Tuesday, August 3, 2010

T minus one week...


In one week from today, I am going to start working at the UNC School of Social Work. Some part of my brain keeps telling me "Do a ton of fun things this week, because next Monday your life is going to end", but when I back up a bit mentally, I am confident that after the initial adjustment to being in a professional setting and away from my little love, this is going to be just the thing for me. I love my life as it is: happy, social, full of wonderful friends, a beautiful family and steady personal growth, but I think that I can handle 20 hours of professional development a week and that it will have important implications for me down the road.


Interestingly, one of my greatest struggles concerning this whole "work" thing has not been about being a good mom - because I think many moms are made better by having a bit of their own thing besides their children - but my greatest struggle has been questioning whether or not I will be able to do this job well. During my graduate school education I was an intern in two separate social work settings, and one of my supervisors was total poison for my confidence. Her feedback to me was so measured and staid that it always left me wondering how she really felt about me and my work, and I find it so interesting that her influence is reaching me even now. I even find myself wondering if I will be organized enough to do this job well: organized? Get real, Voice of Doubt... As a child I used to rearrange the canned food in my Grandmother's pantry in neat rows according to their categories: meats, soups, veggies, fruits... and this was what I did for fun. I can be the epitome of organized! WOMAN, GET OUT OF MY LIFE!
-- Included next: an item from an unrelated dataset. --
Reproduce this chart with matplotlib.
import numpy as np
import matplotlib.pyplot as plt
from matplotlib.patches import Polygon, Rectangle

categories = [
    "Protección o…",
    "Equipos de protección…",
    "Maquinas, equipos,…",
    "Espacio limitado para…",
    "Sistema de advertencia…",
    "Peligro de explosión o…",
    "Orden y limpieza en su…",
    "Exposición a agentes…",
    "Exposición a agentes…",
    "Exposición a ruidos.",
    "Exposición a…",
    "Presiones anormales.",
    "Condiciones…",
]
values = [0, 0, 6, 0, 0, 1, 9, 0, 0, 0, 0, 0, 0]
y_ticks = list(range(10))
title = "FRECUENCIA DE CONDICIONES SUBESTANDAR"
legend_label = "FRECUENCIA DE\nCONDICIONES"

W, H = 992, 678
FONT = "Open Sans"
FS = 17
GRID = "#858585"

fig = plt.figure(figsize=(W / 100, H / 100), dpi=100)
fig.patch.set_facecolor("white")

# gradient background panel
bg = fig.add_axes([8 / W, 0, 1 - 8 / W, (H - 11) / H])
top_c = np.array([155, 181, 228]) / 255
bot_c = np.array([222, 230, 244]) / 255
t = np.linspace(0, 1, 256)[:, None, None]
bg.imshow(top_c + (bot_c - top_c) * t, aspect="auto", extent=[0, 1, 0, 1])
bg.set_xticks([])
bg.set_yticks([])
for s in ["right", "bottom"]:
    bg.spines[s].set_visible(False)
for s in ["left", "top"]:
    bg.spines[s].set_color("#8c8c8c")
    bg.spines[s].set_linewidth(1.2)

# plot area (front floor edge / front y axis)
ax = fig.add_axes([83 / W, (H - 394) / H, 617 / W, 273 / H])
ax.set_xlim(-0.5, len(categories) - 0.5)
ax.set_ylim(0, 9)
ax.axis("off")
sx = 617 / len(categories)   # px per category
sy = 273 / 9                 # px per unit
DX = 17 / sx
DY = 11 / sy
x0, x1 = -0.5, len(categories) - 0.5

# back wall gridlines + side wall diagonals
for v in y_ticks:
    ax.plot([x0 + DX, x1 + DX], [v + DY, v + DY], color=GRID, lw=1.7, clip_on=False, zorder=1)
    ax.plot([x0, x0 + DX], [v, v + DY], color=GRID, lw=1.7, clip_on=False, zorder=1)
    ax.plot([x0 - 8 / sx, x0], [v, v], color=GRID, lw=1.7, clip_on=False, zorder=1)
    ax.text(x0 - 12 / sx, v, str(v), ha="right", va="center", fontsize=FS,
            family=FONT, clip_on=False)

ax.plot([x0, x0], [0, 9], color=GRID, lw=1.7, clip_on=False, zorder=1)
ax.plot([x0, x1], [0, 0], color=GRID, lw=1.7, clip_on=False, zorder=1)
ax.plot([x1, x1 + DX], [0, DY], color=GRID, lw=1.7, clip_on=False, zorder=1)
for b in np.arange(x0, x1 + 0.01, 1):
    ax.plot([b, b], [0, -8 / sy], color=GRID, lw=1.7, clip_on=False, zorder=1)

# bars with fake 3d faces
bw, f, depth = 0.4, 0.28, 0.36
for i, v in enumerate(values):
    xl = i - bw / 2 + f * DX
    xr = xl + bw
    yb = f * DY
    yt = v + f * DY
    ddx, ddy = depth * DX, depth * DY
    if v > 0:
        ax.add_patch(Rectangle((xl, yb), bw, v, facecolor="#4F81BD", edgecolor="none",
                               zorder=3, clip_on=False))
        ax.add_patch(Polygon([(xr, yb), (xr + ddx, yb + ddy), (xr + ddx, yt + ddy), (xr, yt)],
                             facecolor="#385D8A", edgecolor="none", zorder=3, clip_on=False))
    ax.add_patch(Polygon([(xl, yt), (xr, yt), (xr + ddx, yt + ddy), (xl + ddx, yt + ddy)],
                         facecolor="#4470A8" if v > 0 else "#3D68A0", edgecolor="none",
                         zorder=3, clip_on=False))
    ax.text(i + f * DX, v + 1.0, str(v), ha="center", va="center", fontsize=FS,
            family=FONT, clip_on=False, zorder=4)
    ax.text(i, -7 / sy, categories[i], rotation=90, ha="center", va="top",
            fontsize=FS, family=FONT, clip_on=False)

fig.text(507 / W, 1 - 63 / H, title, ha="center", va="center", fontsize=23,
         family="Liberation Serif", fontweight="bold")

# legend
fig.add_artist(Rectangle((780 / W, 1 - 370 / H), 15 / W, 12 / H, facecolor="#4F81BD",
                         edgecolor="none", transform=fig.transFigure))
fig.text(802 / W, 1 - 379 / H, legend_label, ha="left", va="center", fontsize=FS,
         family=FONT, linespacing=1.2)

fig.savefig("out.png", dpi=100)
There, I feel better already.

So, just a few things left to do before next Monday. One of the funner tasks is to watch "The Devil Wears Prada" again, just to practice the feeling of a young woman with horrendous fashion sense moving into a high powered work setting where looks matter. Okay, so social work and the fashion industry may not be the same thing, but my wardrobe is a far cry from "business casual" and I am kind of excited to have a reason to dress up. Did I tell you that I will be stepping in for the Director of Recruitment, Admissions and Financial Aid for the Masters of Social Work program ranked #8 in the nation? Yep. Just a wee bit excited...

4 comments:

Damaris @Kitchen Corners said...

you'll be so great.

Headle said...

Giovanna is an angel! These pictures are precious!!!

You'll do such a great job at work too, Metta!! You always put your heart into everything you do. Good luck! :)

Abbie said...

My goodness, she is sooooo cute! I want to eat her!

I can't wait to here about your job. You are going to be great! I just know it. You are one of the most amazing, capable people I've ever met - you will rock this job!

Unknown said...

I think Giovanna looks like a little Snow White.